Focusing on key drivers of movement and sales activity in owner-occupied properties, results of the Q3:2023 FNB Property Broker Survey, shows that, for the third consecutive quarter, selling to relocate in search of better utilities and municipal services – for instance electricity and water, is the key motive for selling at 44 percent.

While electricity supply issues and heightened load shedding since late-2022 may play a key role here, FNB senior commercial property economist John Loos says South Africa’s mounting water issues and other services and infrastructure shortcomings may be playing a significant role too.

“But it was the sharp increase in electricity load shedding that appeared to precede the early-2023 ‘elevation’ in this motive for selling.”

He says the motive to sell in favour of premises in areas with better water and electricity supply rose steadily in significance in 2022, and then jumped sharply in the Q1:2023 survey.

“We believe that various infrastructure and services deterioration in various areas and regions has been driving this, but that the late-2022 surge in electricity load shedding was likely the key factor in the early-2023 spike.”

While the estimated percentage of sellers driven at least in part by this motive did decline slightly from the second quarter’s 44.9 percent of total sellers, this level still remains strongly elevated at a level not seen prior to 2023, and still outstripping all other perceived motives for selling.

“With various services provided by utilities and municipalities deteriorating in many parts of the country, and load shedding remaining elevated, we would expect to see this motive for selling and relocating remaining prominent in the near term.”

Financial pressure is the second biggest single selling driver at 30.15 percent of total selling, the survey shows. Although declining slightly in prominence, Loos says this could be due to future optimism regarding financial situations as a result of the apparent end of interest rate hiking, rather than an actual decline in financial pressure of late.

“Selling due to financial pressure was perceived to have declined mildly in the Q3 survey, from 32.3 percent in the prior quarter to 30.2 percent. We had expected some increase in this motive’s prominence, given a likely lagged financial impact on many companies’ finances from interest rate hiking that took place up until May 2023.

“Interest rates had risen by 475 basis points in total from November 2021 to May 2023. However, it is possible that the apparent end of interest rate hiking in May, with a subsequent unchanged interest rate decision by the SARB in July just prior to this survey, may be driving increased business confidence regarding future company financial positions, with an increasing expectation that the next interest rate move will be lower.”
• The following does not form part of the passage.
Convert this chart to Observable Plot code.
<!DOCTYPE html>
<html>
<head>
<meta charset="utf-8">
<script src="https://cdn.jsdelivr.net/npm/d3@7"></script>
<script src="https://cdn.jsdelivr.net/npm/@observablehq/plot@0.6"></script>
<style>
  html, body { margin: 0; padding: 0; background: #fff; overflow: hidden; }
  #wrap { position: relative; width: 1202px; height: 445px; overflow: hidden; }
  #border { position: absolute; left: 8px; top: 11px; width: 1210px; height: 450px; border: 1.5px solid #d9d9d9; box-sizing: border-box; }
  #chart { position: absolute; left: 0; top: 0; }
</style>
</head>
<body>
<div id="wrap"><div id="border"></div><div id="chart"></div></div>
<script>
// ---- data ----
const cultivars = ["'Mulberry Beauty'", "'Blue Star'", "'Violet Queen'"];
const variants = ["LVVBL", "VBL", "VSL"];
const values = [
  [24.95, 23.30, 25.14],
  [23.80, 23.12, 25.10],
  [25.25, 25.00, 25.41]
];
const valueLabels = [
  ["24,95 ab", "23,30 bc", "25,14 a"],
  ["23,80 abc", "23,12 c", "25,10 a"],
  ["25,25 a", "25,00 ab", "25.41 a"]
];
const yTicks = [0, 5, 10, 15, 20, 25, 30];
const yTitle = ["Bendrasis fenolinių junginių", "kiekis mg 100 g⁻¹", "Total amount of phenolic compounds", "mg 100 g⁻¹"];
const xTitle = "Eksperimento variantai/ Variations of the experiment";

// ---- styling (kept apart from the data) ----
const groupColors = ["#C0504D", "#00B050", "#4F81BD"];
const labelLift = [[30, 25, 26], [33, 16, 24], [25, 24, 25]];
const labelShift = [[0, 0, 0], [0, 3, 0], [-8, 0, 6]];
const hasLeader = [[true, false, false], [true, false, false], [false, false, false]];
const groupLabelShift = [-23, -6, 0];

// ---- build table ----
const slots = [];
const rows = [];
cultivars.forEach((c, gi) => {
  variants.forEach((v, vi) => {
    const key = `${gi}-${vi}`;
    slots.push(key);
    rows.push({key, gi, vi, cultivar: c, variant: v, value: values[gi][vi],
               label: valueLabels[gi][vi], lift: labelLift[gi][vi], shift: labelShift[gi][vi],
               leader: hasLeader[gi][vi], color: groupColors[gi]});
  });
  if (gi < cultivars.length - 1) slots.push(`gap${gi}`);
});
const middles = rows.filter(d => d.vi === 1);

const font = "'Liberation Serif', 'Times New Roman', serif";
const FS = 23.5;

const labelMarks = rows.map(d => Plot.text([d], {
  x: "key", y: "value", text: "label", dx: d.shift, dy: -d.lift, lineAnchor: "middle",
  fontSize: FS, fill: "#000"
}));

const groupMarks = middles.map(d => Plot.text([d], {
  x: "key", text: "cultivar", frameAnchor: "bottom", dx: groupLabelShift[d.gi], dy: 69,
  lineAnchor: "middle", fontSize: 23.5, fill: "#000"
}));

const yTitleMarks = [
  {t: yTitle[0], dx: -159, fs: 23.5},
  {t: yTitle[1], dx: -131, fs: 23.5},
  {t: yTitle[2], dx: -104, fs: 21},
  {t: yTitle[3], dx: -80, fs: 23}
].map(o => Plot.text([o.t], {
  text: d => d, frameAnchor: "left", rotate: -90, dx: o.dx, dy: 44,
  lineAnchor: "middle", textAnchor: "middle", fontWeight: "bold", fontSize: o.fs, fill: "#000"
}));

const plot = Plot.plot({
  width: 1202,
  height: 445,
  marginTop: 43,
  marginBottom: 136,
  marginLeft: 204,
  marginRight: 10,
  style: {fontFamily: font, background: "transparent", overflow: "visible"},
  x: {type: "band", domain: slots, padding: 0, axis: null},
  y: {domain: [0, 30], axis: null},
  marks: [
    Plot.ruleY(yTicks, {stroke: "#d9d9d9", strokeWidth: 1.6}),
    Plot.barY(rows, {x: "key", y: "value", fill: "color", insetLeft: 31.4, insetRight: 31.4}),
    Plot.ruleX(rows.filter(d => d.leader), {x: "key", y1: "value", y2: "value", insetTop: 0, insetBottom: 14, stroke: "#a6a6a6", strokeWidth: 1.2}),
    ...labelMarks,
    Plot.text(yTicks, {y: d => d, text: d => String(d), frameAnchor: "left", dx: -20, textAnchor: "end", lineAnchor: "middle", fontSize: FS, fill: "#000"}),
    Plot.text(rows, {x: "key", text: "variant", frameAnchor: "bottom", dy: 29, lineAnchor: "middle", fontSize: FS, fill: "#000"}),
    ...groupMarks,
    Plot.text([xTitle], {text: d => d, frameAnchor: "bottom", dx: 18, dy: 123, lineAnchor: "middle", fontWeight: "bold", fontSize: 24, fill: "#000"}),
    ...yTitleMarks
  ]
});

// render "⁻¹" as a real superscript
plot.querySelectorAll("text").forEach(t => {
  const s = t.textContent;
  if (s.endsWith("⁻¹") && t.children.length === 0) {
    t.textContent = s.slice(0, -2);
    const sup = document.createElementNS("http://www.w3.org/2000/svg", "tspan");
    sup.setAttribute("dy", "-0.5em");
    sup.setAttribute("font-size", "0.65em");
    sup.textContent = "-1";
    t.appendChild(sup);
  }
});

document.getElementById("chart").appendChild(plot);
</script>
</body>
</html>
Decisions to sell or not to sell could then in part be made based on near term expectations.

In addition, real GDP (Gross Domestic Product) growth did improve somewhat in the second quarter, from 0.2 percent year-on-year in the prior quarter to 1.6 percent year-on-year. Reduced electricity load shedding at a stage of the second quarter played a role here, and the RMB-BER Business Confidence Index for the 3rd quarter of 2023 did show a small improvement, after prior decline.”

Therefore, Loos says it is possible that some improved future confidence is containing sales of properties due to financial pressure.
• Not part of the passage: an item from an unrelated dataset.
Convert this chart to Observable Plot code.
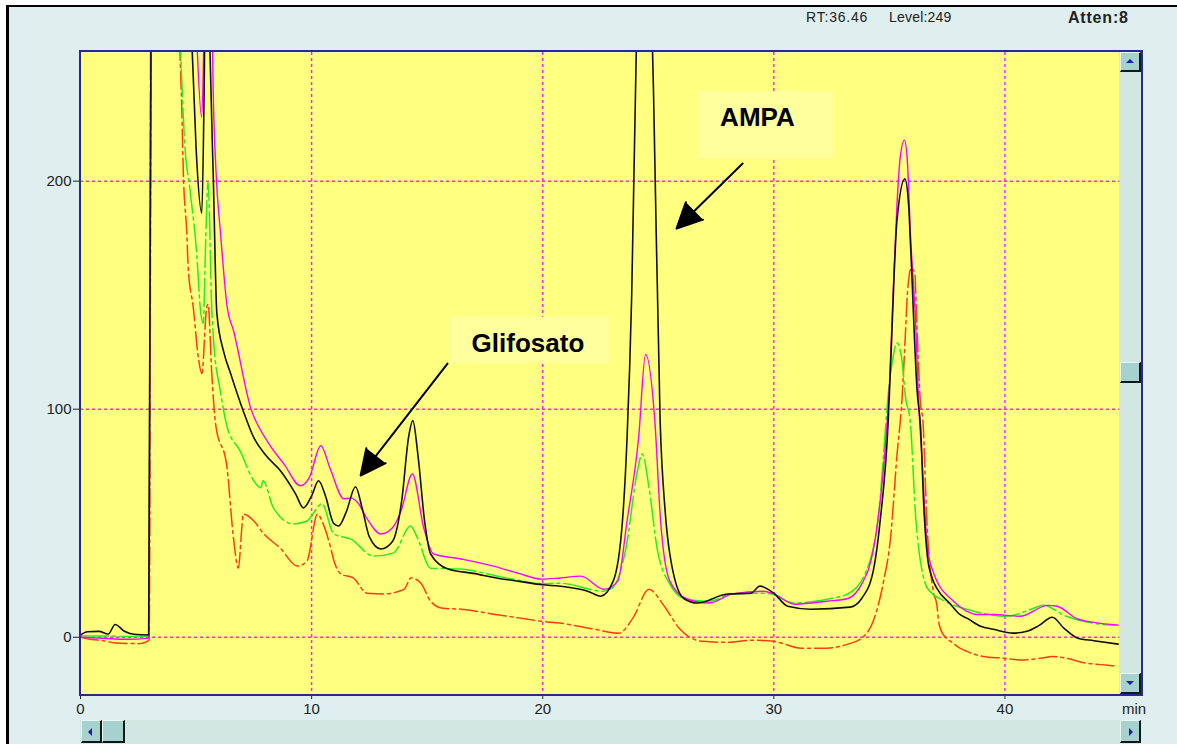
<!DOCTYPE html>
<html><head><meta charset="utf-8">
<script src="https://cdn.jsdelivr.net/npm/d3@7"></script>
<script src="https://cdn.jsdelivr.net/npm/@observablehq/plot@0.6"></script>
<style>
html,body{margin:0;padding:0;background:#fff;overflow:hidden;}
#wrap{position:relative;width:1177px;height:744px;font-family:Arial,"Liberation Sans",sans-serif;color:#222;}
#panel{position:absolute;left:6px;top:5px;width:1168px;height:739px;background:#dfeeee;border-top:2px solid #000;border-left:3px solid #000;}
#chart{position:absolute;left:0;top:0;}
.abs{position:absolute;}
#navy{left:79px;top:50px;width:1064px;height:646px;border:2px solid #2a2a8c;box-sizing:border-box;}
.track{background:#d2e6e2;}
.btn{background:#a6d2ce;box-sizing:border-box;border-top:1px solid #eaf6f4;border-left:1px solid #eaf6f4;border-right:2px solid #0d1a1a;border-bottom:2px solid #0d1a1a;}
.tri{position:absolute;width:0;height:0;}
</style></head>
<body>
<div id="wrap">
  <div id="panel"></div>
  <div id="chart"></div>
  <div class="abs" id="navy"></div>
  <div class="abs track" style="left:1119px;top:52px;width:22px;height:642px;"></div>
  <div class="abs btn" style="left:1120px;top:52px;width:21px;height:20px;"><div class="tri" style="left:5px;top:6px;border-left:4px solid transparent;border-right:4px solid transparent;border-bottom:4px solid #1a1aa0;"></div></div>
  <div class="abs btn" style="left:1120px;top:362px;width:21px;height:21px;"></div>
  <div class="abs btn" style="left:1120px;top:673px;width:21px;height:21px;"><div class="tri" style="left:5px;top:7px;border-left:4px solid transparent;border-right:4px solid transparent;border-top:4px solid #1a1aa0;"></div></div>
  <div class="abs track" style="left:80px;top:720px;width:1061px;height:24px;"></div>
  <div class="abs btn" style="left:81px;top:720px;width:21px;height:23px;"><div class="tri" style="left:6px;top:7px;border-top:4px solid transparent;border-bottom:4px solid transparent;border-right:4px solid #1a1aa0;"></div></div>
  <div class="abs btn" style="left:102px;top:720px;width:23px;height:23px;"></div>
  <div class="abs btn" style="left:1120px;top:720px;width:21px;height:23px;"><div class="tri" style="left:8px;top:7px;border-top:4px solid transparent;border-bottom:4px solid transparent;border-left:4px solid #1a1aa0;"></div></div>
  <div class="abs" style="left:806px;top:9px;font-size:14px;letter-spacing:0.8px;white-space:nowrap;">RT:36.46</div>
  <div class="abs" style="left:889px;top:9px;font-size:14px;letter-spacing:0.2px;white-space:nowrap;">Level:249</div>
  <div class="abs" style="left:1068px;top:9px;font-size:16px;font-weight:bold;letter-spacing:0.8px;white-space:nowrap;">Atten:8</div>
  <div class="abs" style="left:1122px;top:700px;font-size:15px;white-space:nowrap;">min</div>
</div>
<script>
// ---- data (retention time in min, detector response) ----
const blackT = [0.0,0.3,0.8,1.2,1.5,1.9,2.3,2.95,3.1,4.0,4.7,4.83,5.0,5.25,5.35,5.42,5.52,5.6,5.75,5.9,6.2,6.5,7.04,7.5,8.0,8.65,9.3,9.65,10.0,10.3,10.6,10.95,11.17,11.5,11.9,12.2,12.5,13.0,13.5,13.9,14.2,14.38,14.6,14.9,15.15,15.9,17.0,18.0,19.0,20.0,20.75,22.0,22.5,23.05,23.45,23.65,23.85,24.05,24.35,24.75,24.8,25.08,25.3,25.5,26.1,26.7,28.0,29.0,29.4,30.0,30.6,31.6,33.3,33.8,34.3,34.6,34.95,35.07,35.33,35.67,35.83,35.92,36.2,36.35,36.5,36.65,36.85,37.05,37.65,38.05,38.35,38.95,39.5,40.35,40.95,41.45,42.05,42.55,43.15,43.85,44.9];
const blackY = [1.0,2.4,2.6,1.4,5.6,2.6,1.3,1.0,400,600,300,258,215,186,240,300,300,258,200,142,125,115.5,99.3,87.5,80,73,63,56.7,62,68.6,62,50,48.8,55,66,56,44,38.7,42,60,88,95,80,50,36.5,29.9,28,26,24.5,23,22.4,20,18,24.6,51,87.5,150,258,330,258,236,95,55,36.5,17,15,19,19.3,22.4,19.3,13.6,12.3,13.2,17,29,51,95,124,183,201,190,171,108,92,55,35,26,21.5,14.5,10,8.4,4.8,3.5,1.8,2.6,5,8.8,4,-0.4,-1.5,-3];

const magentaT = [0.0,1.0,2.0,2.9,2.95,3.1,4.9,5.05,5.24,5.33,5.42,5.65,5.74,5.86,6.06,6.35,6.62,7.36,8.08,8.8,9.52,9.9,10.4,10.8,11.4,11.7,12.0,12.4,13.0,13.5,13.87,14.36,14.85,15.28,16.47,17.95,18.95,19.95,20.75,21.65,22.65,23.25,23.65,24.15,24.45,24.85,25.1,25.5,26.2,27.2,28.2,29.55,30.0,30.9,32.3,33.2,33.8,34.2,34.5,34.85,35.0,35.17,35.33,35.47,35.65,35.77,35.92,36.13,36.27,36.4,36.65,36.93,37.75,38.35,38.75,39.5,40.65,41.85,42.25,43.15,43.85,44.9];
const magentaY = [0.0,-0.5,-0.9,-0.5,0,400,300,258,228,258,320,300,240,205,177,144.6,134.5,100.7,86,76,66.4,70,84,74,60.7,61,59,52,45.3,48,55.4,71.6,48,36.5,34.3,31,28,25.5,26,26.8,21,24.6,51,87.5,124,95,51,24.6,17,15,19,20.2,19,14.5,15.8,17,23.3,33.4,51,87,110,153,190,210.5,218,210,175,139,102,80,39,27.7,16,11.4,10,10,9.2,14,13.6,8,6.5,5.3];

const greenT = [0.0,1.0,2.0,2.95,3.08,4.2,4.33,4.5,4.74,5.04,5.18,5.31,5.42,5.52,5.58,5.66,5.76,6.05,6.35,6.9,7.5,7.8,7.9,8.35,9.2,9.8,10.45,10.96,11.7,12.68,13.55,14.28,14.58,15.15,16.45,17.95,18.95,19.95,20.75,22.6,23.0,23.6,24.1,24.3,24.6,24.95,25.5,26.2,27.2,28.2,29.7,30.9,32.3,33.2,34.0,34.5,35.05,35.33,35.55,35.7,35.9,36.15,36.65,37.4,38.35,40.05,41.25,41.65,42.65,44.15,44.85];
const greenY = [0.5,0.6,0.3,0.5,400,300,258,218,196,166.6,144.6,137.6,175,200,185,150,130,108,92,81.8,68.6,65.5,68.6,56.7,49.7,51,58.5,45.3,43,35.6,37,48.8,43.5,30.3,29.9,27,25,23.5,23.7,20.2,21.5,39,73,80.4,65.5,39,23.3,16.7,15.8,19,19.3,15,16.7,19,29,51,115.6,129,121,105,95,51,21.5,15.8,12.3,9.2,12.7,14,9.2,5.7,5.3];

const redT = [0.0,0.5,1.0,1.5,2.5,2.85,2.97,3.1,4.2,4.3,4.38,4.45,4.6,4.66,4.88,5.1,5.25,5.46,5.52,5.68,5.84,6.34,6.6,6.83,6.98,7.04,7.5,7.9,8.65,9.38,9.8,10.25,10.5,10.83,10.97,11.27,11.8,12.4,13.1,14.0,14.3,14.73,15.15,15.68,16.47,17.95,18.95,19.95,20.75,22.25,23.3,23.9,24.6,25.2,25.9,26.9,28.0,29.0,30.0,31.2,32.3,33.2,33.8,34.3,34.75,35.05,35.33,35.55,35.7,35.78,35.95,36.1,36.16,36.35,36.45,36.62,36.9,37.05,37.15,37.45,37.65,38.05,38.35,39.05,39.95,40.65,41.55,42.05,42.65,43.55,44.15,44.85];
const redY = [0,-1,-1.5,-2.5,-2.8,-2,-1,400,300,258,232.5,203.5,177,162,144.6,122.6,115.6,144.6,146,115.6,94,74.3,45.3,30.3,48,54,51,45.7,39,31.2,33.4,54,49.7,39,33.4,27.7,26,19.3,19,21,26,23.7,15.8,12.7,12.3,10,8.5,7,6.2,3.5,1.8,8.4,21,14.5,4,-1.8,-2.2,-1.3,-1.8,-4.8,-4.8,-3,-0.4,7,24.6,43.5,80,105,134.5,150.8,162,159.6,144.6,102,95,51,20,14.5,5.7,-0.4,-1.8,-4.8,-6.2,-8.4,-9.2,-10,-9.2,-8.4,-9.2,-11.4,-12,-12.7];

const xTicks = [0, 10, 20, 30, 40];
const yTicks = [0, 100, 200];
const xGrid = [10, 20, 30, 40];
const yGrid = [0, 100, 200];

const labelText = ["Glifosato", "AMPA"];
const labelX = [19.36, 29.29];
const labelY = [128.9, 227.9];
const boxX1 = [16.01, 26.75];
const boxX2 = [22.93, 32.6];
const boxY1 = [120.0, 210.0];
const boxY2 = [140.3, 239.3];
const arrowX1 = [15.88, 28.65];
const arrowY1 = [120.0, 207.7];
const arrowX2 = [12.12, 25.79];
const arrowY2 = [70.9, 179.2];

// ---- build tables ----
const toRows = (T, Y) => T.map((t, i) => ({t, v: Y[i]}));
const black = toRows(blackT, blackY);
const magenta = toRows(magentaT, magentaY);
const green = toRows(greenT, greenY);
const red = toRows(redT, redY);
const notes = labelText.map((s, i) => ({
  s, x: labelX[i], y: labelY[i],
  bx1: boxX1[i], bx2: boxX2[i], by1: boxY1[i], by2: boxY2[i],
  ax1: arrowX1[i], ay1: arrowY1[i], ax2: arrowX2[i], ay2: arrowY2[i]
}));

const curve = "monotone-x";
const chart = Plot.plot({
  width: 1177,
  height: 744,
  marginLeft: 80,
  marginRight: 57,
  marginTop: 52,
  marginBottom: 50,
  style: {background: "transparent", fontFamily: "Arial, 'Liberation Sans', sans-serif", fontSize: "15px", color: "#222"},
  x: {domain: [0, 45], ticks: xTicks, tickSize: 5, tickPadding: 4, label: null},
  y: {domain: [-25.1, 256.4], ticks: yTicks, tickSize: 7, tickPadding: 2, label: null},
  marks: [
    Plot.frame({fill: "#ffff80", stroke: null}),
    Plot.ruleX(xGrid, {stroke: "#ff22ff", strokeWidth: 1.5, strokeDasharray: "3,3"}),
    Plot.ruleY(yGrid, {stroke: "#ff22ff", strokeWidth: 1.5, strokeDasharray: "3,3"}),
    Plot.rect(notes, {x1: "bx1", x2: "bx2", y1: "by1", y2: "by2", fill: "#ffff9e"}),
    Plot.line(red, {x: "t", y: "v", curve, stroke: "#ff3c14", strokeWidth: 1.5, strokeDasharray: "18,4,3,4", clip: true}),
    Plot.line(green, {x: "t", y: "v", curve, stroke: "#22ee22", strokeWidth: 1.5, strokeDasharray: "28,4,3,4", clip: true}),
    Plot.line(magenta, {x: "t", y: "v", curve, stroke: "#ff00ff", strokeWidth: 1.4, clip: true}),
    Plot.line(black, {x: "t", y: "v", curve, stroke: "#111", strokeWidth: 1.6, clip: true}),
    Plot.arrow(notes, {x1: "ax1", y1: "ay1", x2: "ax2", y2: "ay2", stroke: "#000", fill: "#000", strokeWidth: 2, headLength: 21, headAngle: 52}),
    Plot.text(notes, {x: "x", y: "y", text: "s", fontSize: 26, fontWeight: "bold", fill: "#000", textAnchor: "middle", lineAnchor: "middle", fontFamily: "Arial, 'Liberation Sans', sans-serif"})
  ]
});
document.getElementById("chart").appendChild(chart);
</script>
</body></html>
An additional potential indicator of easing or tightening financial pressure is the percentage of selling in order to relocate to ‘bigger and better premises’.

“Here we see a slight improvement, from 16.4 percent of sellers in the prior quarter to 17.4 percent in the third quarter of 2023, after prior quarters of decline. This may, once again, reflect small improvements in business confidence on the back of slightly better economic and interest rate news recently, although it is too early to draw conclusions.”